The eleven reactions to Abou El Fadl's essay add further depth
to the debate. Milton Viorst, Middle East correspondent for The
New Yorker, praises it as a "brilliant" explanation of why
Muslims are "on the brink of becoming a permanent global
underclass." Sohail Hashmi, who teaches international relations
at Mount Holyoke College, agrees that politically motivated
Quranic interpreters, not the Quran itself, feed the
us-against-them mentality of violent Muslims.
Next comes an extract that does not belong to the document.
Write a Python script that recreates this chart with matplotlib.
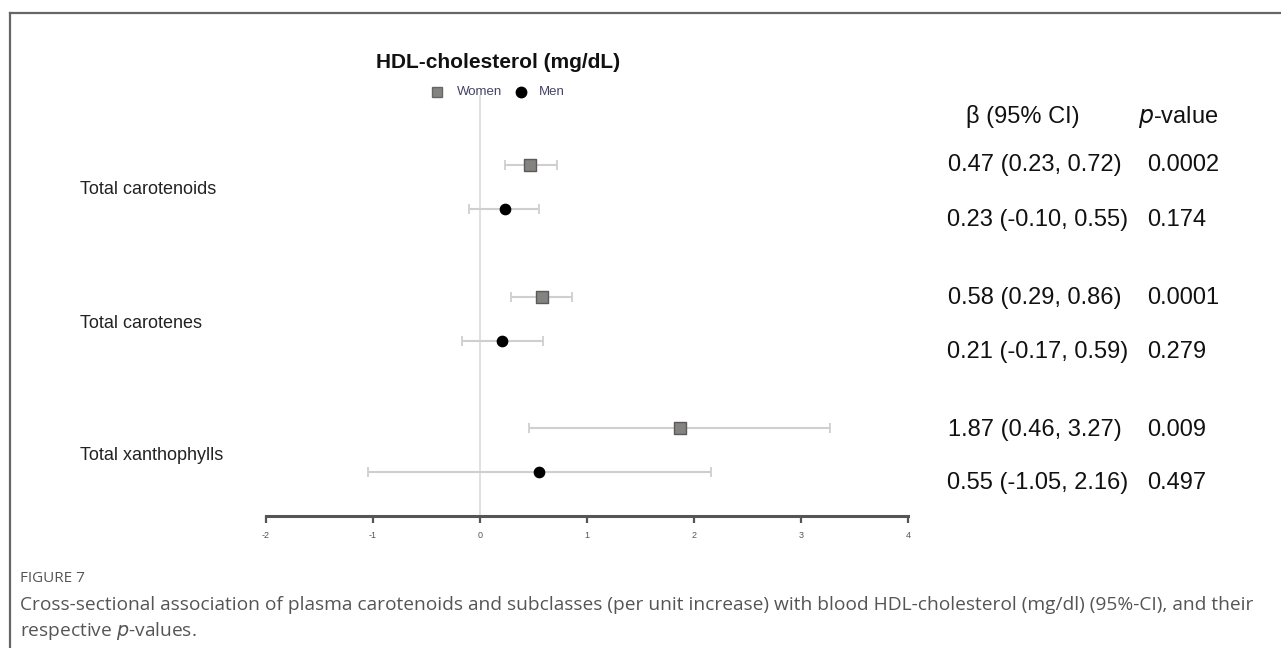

British culture
critic Tariq Ali laments that "there was more dissent and
skepticism in Islam during the 11th and 12th centuries than
there is today." On the other hand, Abid Ullah Jan, a political
analyst from Pakistan, blames all debates about Islam on
"efforts by the United States and its allies to achieve economic
and cultural hegemony by dominating or destroying all
opposition." He denounces the essay as "an attempt to please
Islam-bashers."
Abou El Fadl's response to the commentaries asserts that the
extremists false fundamentalism threatens to turn Islam into "an
idiosyncracy -- a moral and social oddity that is incapable of
finding common ground with the rest of human society." His
motivation for engaging in debate against extremists, he says,
is "to deny such groups their Islamic banner." In his view, the
ultimate issue for all Muslims ought to be the extremists
degradation of "the moral integrity of the Islamic tradition."
Khaled Abou El Fadl, Tariq Ali, Milton Viorst and John Esposito.
The Place of Tolerance in Islam. Boston, Beacon Press, 2002.